- [Do this]: Copy out every record below exactly as written, but leave out any pictures.

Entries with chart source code
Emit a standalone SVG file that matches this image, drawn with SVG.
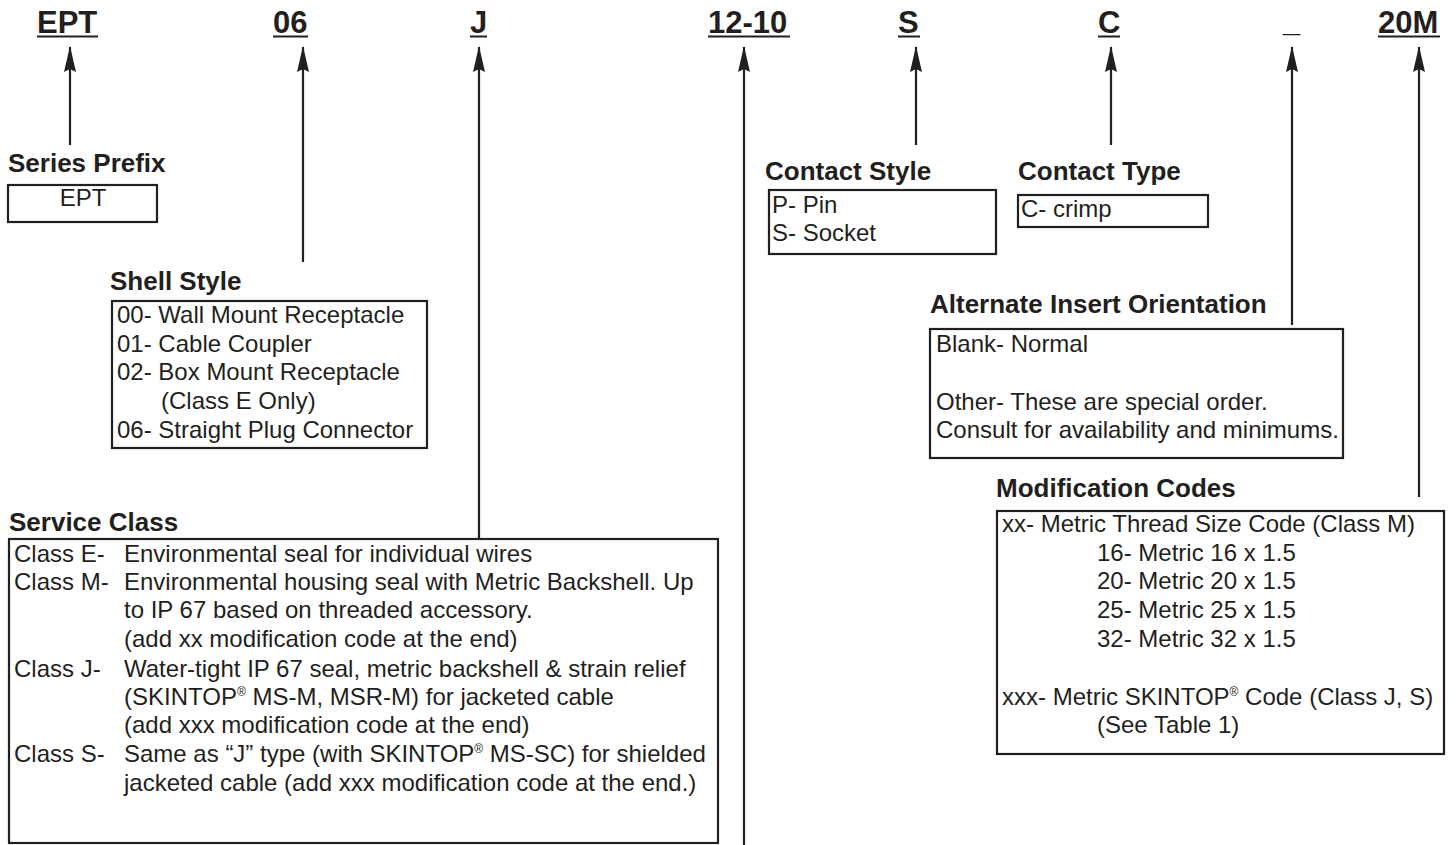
<svg xmlns="http://www.w3.org/2000/svg" width="1456" height="845" viewBox="0 0 1456 845">
<style>
text{font-family:"Liberation Sans",Arial,sans-serif;fill:#231f20}
.code{font-size:31px;font-weight:bold}
.hd{font-size:26px;font-weight:bold}
.bd{font-size:24px}
.box{fill:none;stroke:#231f20;stroke-width:2.2}
.ul{stroke:#231f20;stroke-width:2}
.arr{fill:none;stroke:#231f20;stroke-width:2.2;marker-end:url(#ah)}
.sup{font-size:12px}
</style>
<defs>
<marker id="ah" viewBox="0 0 26 12" refX="25" refY="6" markerWidth="26" markerHeight="12" markerUnits="userSpaceOnUse" orient="auto">
<path d="M0,0 L26,6 L0,12 L3,6 z" fill="#231f20"/>
</marker>
</defs>
<rect width="1456" height="845" fill="#fff"/>

<g id="codes">
<text class="code" x="37" y="33">EPT</text><line class="ul" x1="37" y1="36.5" x2="98" y2="36.5"/>
<text class="code" x="273" y="33">06</text><line class="ul" x1="273" y1="36.5" x2="308" y2="36.5"/>
<text class="code" x="470" y="33">J</text><line class="ul" x1="470" y1="36.5" x2="487" y2="36.5"/>
<text class="code" x="708" y="33">12-10</text><line class="ul" x1="708" y1="36.5" x2="790" y2="36.5"/>
<text class="code" x="898" y="33">S</text><line class="ul" x1="898" y1="36.5" x2="920" y2="36.5"/>
<text class="code" x="1098" y="33">C</text><line class="ul" x1="1098" y1="36.5" x2="1120" y2="36.5"/>
<text class="code" x="1283" y="31">_</text>
<text class="code" x="1378" y="33">20M</text><line class="ul" x1="1378" y1="36.5" x2="1440" y2="36.5"/>
</g>

<g id="connectors">
<path class="arr" d="M70 145 V47"/>
<path class="arr" d="M303 262 V47"/>
<path class="arr" d="M479 538 V47"/>
<path class="arr" d="M744 845 V47"/>
<path class="arr" d="M916 145 V47"/>
<path class="arr" d="M1111 145 V47"/>
<path class="arr" d="M1292 325 V47"/>
<path class="arr" d="M1419 497 V47"/>
</g>

<g id="series-prefix">
<text class="hd" x="8" y="172">Series Prefix</text>
<rect class="box" x="8" y="185" width="149" height="37"/>
<text class="bd" x="83" y="206" text-anchor="middle">EPT</text>
</g>

<g id="shell-style">
<text class="hd" x="110" y="290">Shell Style</text>
<rect class="box" x="112" y="301" width="315" height="147"/>
<text class="bd" x="117" y="323">00- Wall Mount Receptacle</text>
<text class="bd" x="117" y="352">01- Cable Coupler</text>
<text class="bd" x="117" y="380">02- Box Mount Receptacle</text>
<text class="bd" x="161" y="409">(Class E Only)</text>
<text class="bd" x="117" y="438">06- Straight Plug Connector</text>
</g>

<g id="service-class">
<text class="hd" x="9" y="531">Service Class</text>
<rect class="box" x="9" y="539" width="709" height="304"/>
<text class="bd" x="14" y="562">Class E-</text>
<text class="bd" x="124" y="562">Environmental seal for individual wires</text>
<text class="bd" x="14" y="590">Class M-</text>
<text class="bd" x="124" y="590">Environmental housing seal with Metric Backshell. Up</text>
<text class="bd" x="124" y="618">to IP 67 based on threaded accessory.</text>
<text class="bd" x="124" y="647">(add xx modification code at the end)</text>
<text class="bd" x="14" y="677">Class J-</text>
<text class="bd" x="124" y="677">Water-tight IP 67 seal, metric backshell &amp; strain relief</text>
<text class="bd" x="124" y="705">(SKINTOP<tspan class="sup" dy="-9">®</tspan><tspan dy="9"> MS-M, MSR-M) for jacketed cable</tspan></text>
<text class="bd" x="124" y="733">(add xxx modification code at the end)</text>
<text class="bd" x="14" y="762">Class S-</text>
<text class="bd" x="124" y="762">Same as “J” type (with SKINTOP<tspan class="sup" dy="-9">®</tspan><tspan dy="9"> MS-SC) for shielded</tspan></text>
<text class="bd" x="124" y="791">jacketed cable (add xxx modification code at the end.)</text>
</g>

<g id="contact-style">
<text class="hd" x="765" y="180">Contact Style</text>
<rect class="box" x="769" y="190" width="227" height="64"/>
<text class="bd" x="772" y="213">P- Pin</text>
<text class="bd" x="772" y="241">S- Socket</text>
</g>

<g id="contact-type">
<text class="hd" x="1018" y="180">Contact Type</text>
<rect class="box" x="1018" y="195" width="190" height="32"/>
<text class="bd" x="1021" y="217">C- crimp</text>
</g>

<g id="alternate-insert-orientation">
<text class="hd" x="930" y="313">Alternate Insert Orientation</text>
<rect class="box" x="930" y="329" width="413" height="129"/>
<text class="bd" x="936" y="352">Blank- Normal</text>
<text class="bd" x="936" y="410">Other- These are special order.</text>
<text class="bd" x="936" y="438">Consult for availability and minimums.</text>
</g>

<g id="modification-codes">
<text class="hd" x="996" y="497">Modification Codes</text>
<rect class="box" x="997" y="511" width="447" height="243"/>
<text class="bd" x="1002" y="532">xx- Metric Thread Size Code (Class M)</text>
<text class="bd" x="1097" y="561">16- Metric 16 x 1.5</text>
<text class="bd" x="1097" y="589">20- Metric 20 x 1.5</text>
<text class="bd" x="1097" y="618">25- Metric 25 x 1.5</text>
<text class="bd" x="1097" y="647">32- Metric 32 x 1.5</text>
<text class="bd" x="1002" y="705">xxx- Metric SKINTOP<tspan class="sup" dy="-9">®</tspan><tspan dy="9"> Code (Class J, S)</tspan></text>
<text class="bd" x="1097" y="733">(See Table 1)</text>
</g>
</svg>
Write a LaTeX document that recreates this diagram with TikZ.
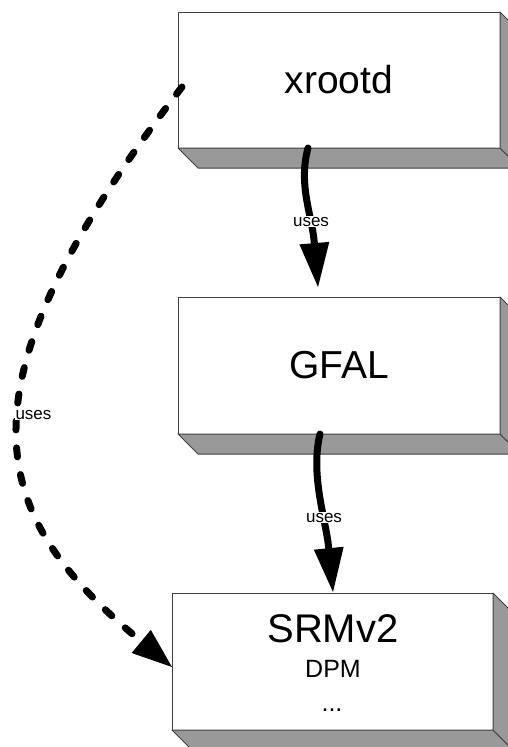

- [Result]:
Emit a standalone SVG file that matches this image, drawn with SVG.
<svg xmlns="http://www.w3.org/2000/svg" width="1456" height="845" viewBox="0 0 1456 845">
<style>
text{font-family:"Liberation Sans",Arial,sans-serif;fill:#231f20}
.code{font-size:31px;font-weight:bold}
.hd{font-size:26px;font-weight:bold}
.bd{font-size:24px}
.box{fill:none;stroke:#231f20;stroke-width:2.2}
.ul{stroke:#231f20;stroke-width:2}
.arr{fill:none;stroke:#231f20;stroke-width:2.2;marker-end:url(#ah)}
.sup{font-size:12px}
</style>
<defs>
<marker id="ah" viewBox="0 0 26 12" refX="25" refY="6" markerWidth="26" markerHeight="12" markerUnits="userSpaceOnUse" orient="auto">
<path d="M0,0 L26,6 L0,12 L3,6 z" fill="#231f20"/>
</marker>
</defs>
<rect width="1456" height="845" fill="#fff"/>

<g id="codes">
<text class="code" x="37" y="33">EPT</text><line class="ul" x1="37" y1="36.5" x2="98" y2="36.5"/>
<text class="code" x="273" y="33">06</text><line class="ul" x1="273" y1="36.5" x2="308" y2="36.5"/>
<text class="code" x="470" y="33">J</text><line class="ul" x1="470" y1="36.5" x2="487" y2="36.5"/>
<text class="code" x="708" y="33">12-10</text><line class="ul" x1="708" y1="36.5" x2="790" y2="36.5"/>
<text class="code" x="898" y="33">S</text><line class="ul" x1="898" y1="36.5" x2="920" y2="36.5"/>
<text class="code" x="1098" y="33">C</text><line class="ul" x1="1098" y1="36.5" x2="1120" y2="36.5"/>
<text class="code" x="1283" y="31">_</text>
<text class="code" x="1378" y="33">20M</text><line class="ul" x1="1378" y1="36.5" x2="1440" y2="36.5"/>
</g>

<g id="connectors">
<path class="arr" d="M70 145 V47"/>
<path class="arr" d="M303 262 V47"/>
<path class="arr" d="M479 538 V47"/>
<path class="arr" d="M744 845 V47"/>
<path class="arr" d="M916 145 V47"/>
<path class="arr" d="M1111 145 V47"/>
<path class="arr" d="M1292 325 V47"/>
<path class="arr" d="M1419 497 V47"/>
</g>

<g id="series-prefix">
<text class="hd" x="8" y="172">Series Prefix</text>
<rect class="box" x="8" y="185" width="149" height="37"/>
<text class="bd" x="83" y="206" text-anchor="middle">EPT</text>
</g>

<g id="shell-style">
<text class="hd" x="110" y="290">Shell Style</text>
<rect class="box" x="112" y="301" width="315" height="147"/>
<text class="bd" x="117" y="323">00- Wall Mount Receptacle</text>
<text class="bd" x="117" y="352">01- Cable Coupler</text>
<text class="bd" x="117" y="380">02- Box Mount Receptacle</text>
<text class="bd" x="161" y="409">(Class E Only)</text>
<text class="bd" x="117" y="438">06- Straight Plug Connector</text>
</g>

<g id="service-class">
<text class="hd" x="9" y="531">Service Class</text>
<rect class="box" x="9" y="539" width="709" height="304"/>
<text class="bd" x="14" y="562">Class E-</text>
<text class="bd" x="124" y="562">Environmental seal for individual wires</text>
<text class="bd" x="14" y="590">Class M-</text>
<text class="bd" x="124" y="590">Environmental housing seal with Metric Backshell. Up</text>
<text class="bd" x="124" y="618">to IP 67 based on threaded accessory.</text>
<text class="bd" x="124" y="647">(add xx modification code at the end)</text>
<text class="bd" x="14" y="677">Class J-</text>
<text class="bd" x="124" y="677">Water-tight IP 67 seal, metric backshell &amp; strain relief</text>
<text class="bd" x="124" y="705">(SKINTOP<tspan class="sup" dy="-9">®</tspan><tspan dy="9"> MS-M, MSR-M) for jacketed cable</tspan></text>
<text class="bd" x="124" y="733">(add xxx modification code at the end)</text>
<text class="bd" x="14" y="762">Class S-</text>
<text class="bd" x="124" y="762">Same as “J” type (with SKINTOP<tspan class="sup" dy="-9">®</tspan><tspan dy="9"> MS-SC) for shielded</tspan></text>
<text class="bd" x="124" y="791">jacketed cable (add xxx modification code at the end.)</text>
</g>

<g id="contact-style">
<text class="hd" x="765" y="180">Contact Style</text>
<rect class="box" x="769" y="190" width="227" height="64"/>
<text class="bd" x="772" y="213">P- Pin</text>
<text class="bd" x="772" y="241">S- Socket</text>
</g>

<g id="contact-type">
<text class="hd" x="1018" y="180">Contact Type</text>
<rect class="box" x="1018" y="195" width="190" height="32"/>
<text class="bd" x="1021" y="217">C- crimp</text>
</g>

<g id="alternate-insert-orientation">
<text class="hd" x="930" y="313">Alternate Insert Orientation</text>
<rect class="box" x="930" y="329" width="413" height="129"/>
<text class="bd" x="936" y="352">Blank- Normal</text>
<text class="bd" x="936" y="410">Other- These are special order.</text>
<text class="bd" x="936" y="438">Consult for availability and minimums.</text>
</g>

<g id="modification-codes">
<text class="hd" x="996" y="497">Modification Codes</text>
<rect class="box" x="997" y="511" width="447" height="243"/>
<text class="bd" x="1002" y="532">xx- Metric Thread Size Code (Class M)</text>
<text class="bd" x="1097" y="561">16- Metric 16 x 1.5</text>
<text class="bd" x="1097" y="589">20- Metric 20 x 1.5</text>
<text class="bd" x="1097" y="618">25- Metric 25 x 1.5</text>
<text class="bd" x="1097" y="647">32- Metric 32 x 1.5</text>
<text class="bd" x="1002" y="705">xxx- Metric SKINTOP<tspan class="sup" dy="-9">®</tspan><tspan dy="9"> Code (Class J, S)</tspan></text>
<text class="bd" x="1097" y="733">(See Table 1)</text>
</g>
</svg>
Write a LaTeX document that recreates this diagram with TikZ.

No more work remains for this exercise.